Har Adir

Har Adir (or Mount Adir) is an archaeological site that is believed to be the center of a previously unknown polity in the Galilee prior to the rise of Israel and Judah. The site, a trapezoidal fortress roughly 47.5 meters wide with a casemate wall, sits on a mountain peak in Meron Ridges of the Upper Galilee. The peak is 1004 meters above sea level and commands a good view of the surrounding hills, giving it a strategic advantage. There are no mentions of Har Adir in the Hebrew Bible or other textual sources, and its proposed chronology of the Iron Age IB (12–11th centuries B.C.E) predates ancient Israel or Judah.

Discovery and excavation
The fortress was discovered by accident in 1975 when road construction revealed two walls. The construction area around that road and a corner of the fortress were subsequently excavated by Vitto and Davis under the Israel Department of Antiquities (now IAA). Further excavated in 2019 by Hayah Katz, the recent studies have led to a reevaluation.
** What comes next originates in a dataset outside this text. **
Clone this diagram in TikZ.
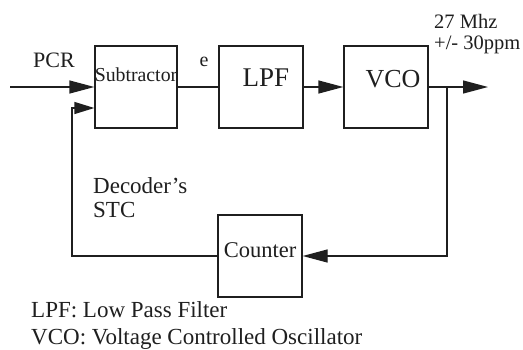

Katz asserts that there are two discernable occupation layers at Adir, not three as suggested by Vitto and Davis, and that the larger Stratum I should be dated to the 11th century while the earlier Stratum II cannot yet be dated. The large scale and well-built walls of the site are unusual amongst the sites that existed in the Upper Galilee at this time. 22 pottery vessels were analyzed via petrography, which showed that the majority were made in the vicinity of Adir and some were imported from the Phoenician coast and eastern Galilee. By the beginning of the Iron IIA (mid-10th c. B.C.E), this well-connected fortress was either abandoned or destroyed and never occupied again.

Hypothesis concerning the fortress
Due to the lack of historical context, archaeology is the only lens to study the site. From this lens, scholars have come to three different conclusions regarding who controlled Har Adir. One is that Har Adir, along with neighboring sites like Tel Harashim, marked the northwestern border of Israel and the kingdom of Tyre. Another takes the opposite approach, claiming the site was under Phoenician control, like the coastal areas to the west. Most recently, scholars have suggested that Har Adir was not constructed and manned by a foreign state but was the heart of the short-lived ‘Upper Galilee Polity.’ This newest hypothesis does seem to align with broader trends of many new settlements and even small polities forming in the Galilee during the Iron I, immediately preceding the formation of larger kingdoms like Omride Israel.

Bibliography

Ilan, D. (1999). Northeastern Israel in the Iron Age I: cultural, socioeconomic and political perspectives. [Doctoral dissertation, Tel Aviv University]. DaTA.

Katz, H. (2020). Settlement Processes in the Meron Ridges During the Iron Age I. BASOR 383(1), 1–18.

Katz, H. (2021). Mount Adir: An Iron I Polity in the Upper Galilee? Tel Aviv, 48(2), 171–198.

Pagelson, Y., Katz, H., & Goren, Y. (2022). The geopolitics of the Upper Galilee at the dawn of the Iron Age: a petrographic study of Mt. Adir. Archaeological and Anthropological Sciences14(1).